Dec. 1st, 2006

lizwilliams: (Default)
On Wednesday, we drove up over Exmoor and had lunch at the Exmoor Forest Hotel (to those readers who might think - 'but they just went from pub to pub!' I answer - your point?). It's a very varied landscape: lots of deep, steep valleys, heavily wooded until you get up onto the bleak heights of Dunkery Beacon. Exmoor was - until (IIRC) they made it illegal - a centre for stag hunting and there are still large deer populations. We didn't see any deer, but there were lots of ravens and we did go for a walk in Horner Woods along a swift running stream. Turns out my mother went on holiday to Horner, during the war. Now, in November, there were stands of spindle and hazel, and groves of oak and beech down the valley sides.

We spent the late afternoon and evening in Porlock Weir: this is the tiny village at the end of the valley in which Porlock lies. Fans of Samuel Taylor Coleridge will recall that he was interrupted in the writing of Xanadu (Kubla Khan? Can't remember) by a person from Porlock, who has gone down in literary history as the sort of arsehole whom writers are continually having to deal with.

Probably Coleridge's dealer, and the poet just didn't like to say.

The Weir has a very classy restaurant, a very old pub (they were re-thatching it) and a huge, echoing hotel, which also owns the pub. £40 a night for full board. In the pub, I read an account of the first car to make it up Porlock Hill, which is one of the steepest in the country: 1900, and it was a Napier. People took bets on whether it would break down, but it didn't. The hill, however, has 3 escape lanes and lots of signs to pedestrians to keep out of the road, in case of vehicles out of control.

Back in the hotel, we got as far as the fire and some guide books, but were interrupted by a very camp Irish waiter in a bow tie, proferring gin and tonic. Dinner was excellent: we were the only people in the restaurant apart from another woman. The wine list was good, as well.
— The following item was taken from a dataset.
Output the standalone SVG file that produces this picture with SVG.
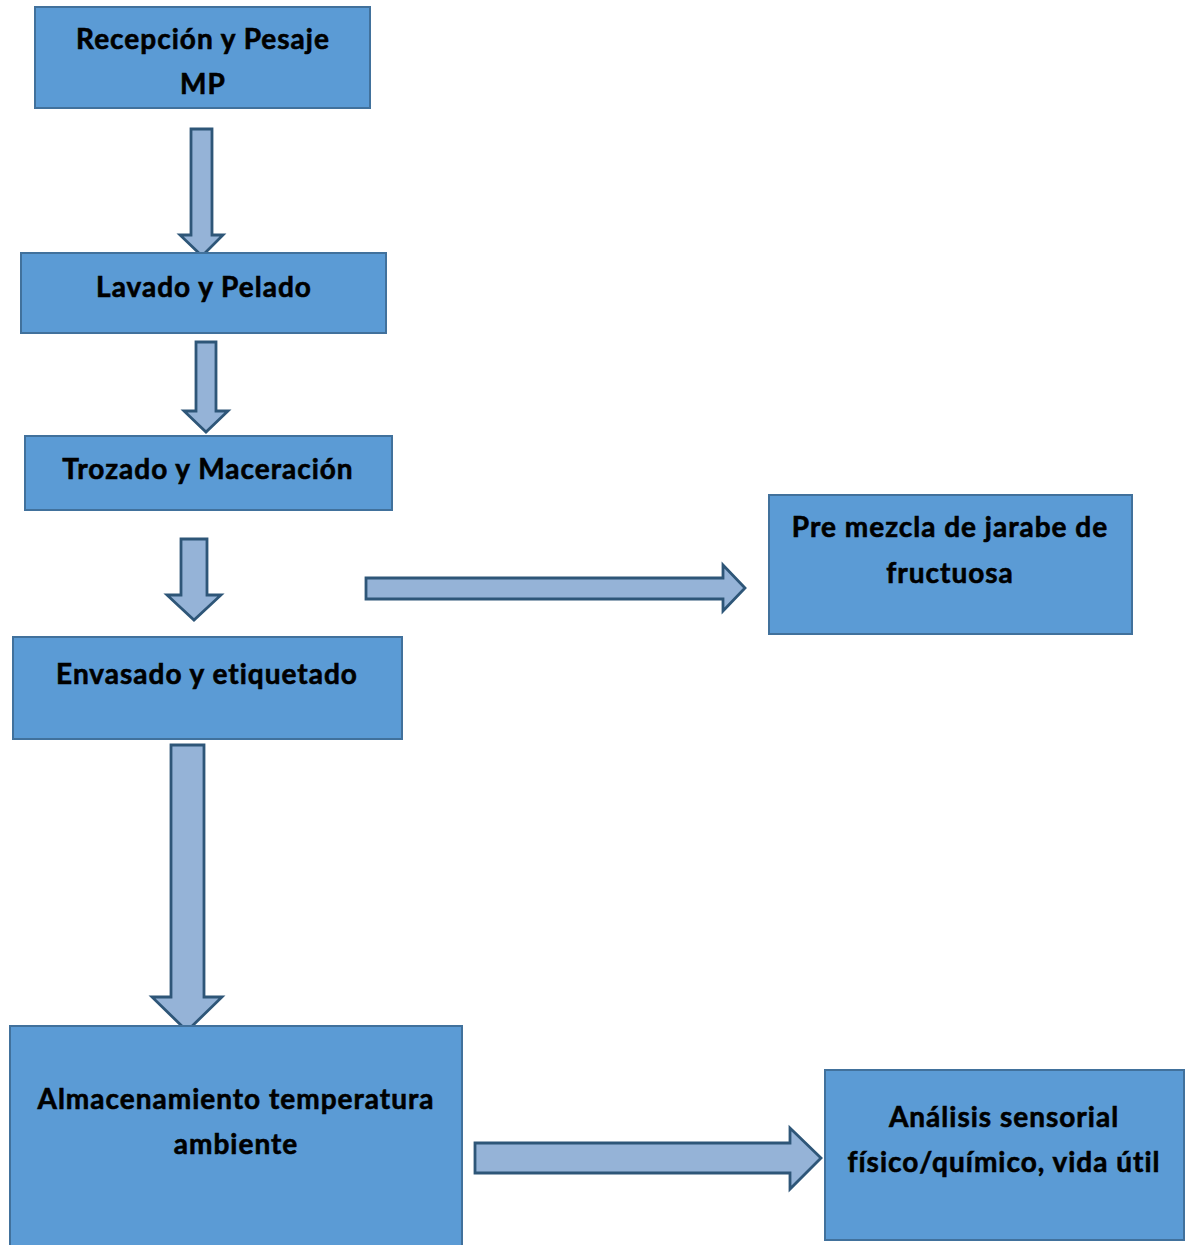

There was a huge gale in the night and I managed to drop the thing that stops sash windows rattling out of the window (don't ask), so it was a somewhat disturbed night. Lovely place, though.
lizwilliams: (Default)
Last weaving class of the year and I have been spinning flax: you arrange it in a web around a wooden distaff (or a paper cone) and then spin it off onto a wheel. If you're unmarried, you tie a red ribbon around the top in a fancy pattern to attract the eye of your suitors, and if you're hitched, you tie a green ribbon and don't bother.

It's very tough, fibrous stuff: easy to spin and in fact a bit too easy - if you take your eye off it, the twist lent by the spinning wheel runs right up into the distaff and I imagine you'd end up with a large hairy hat.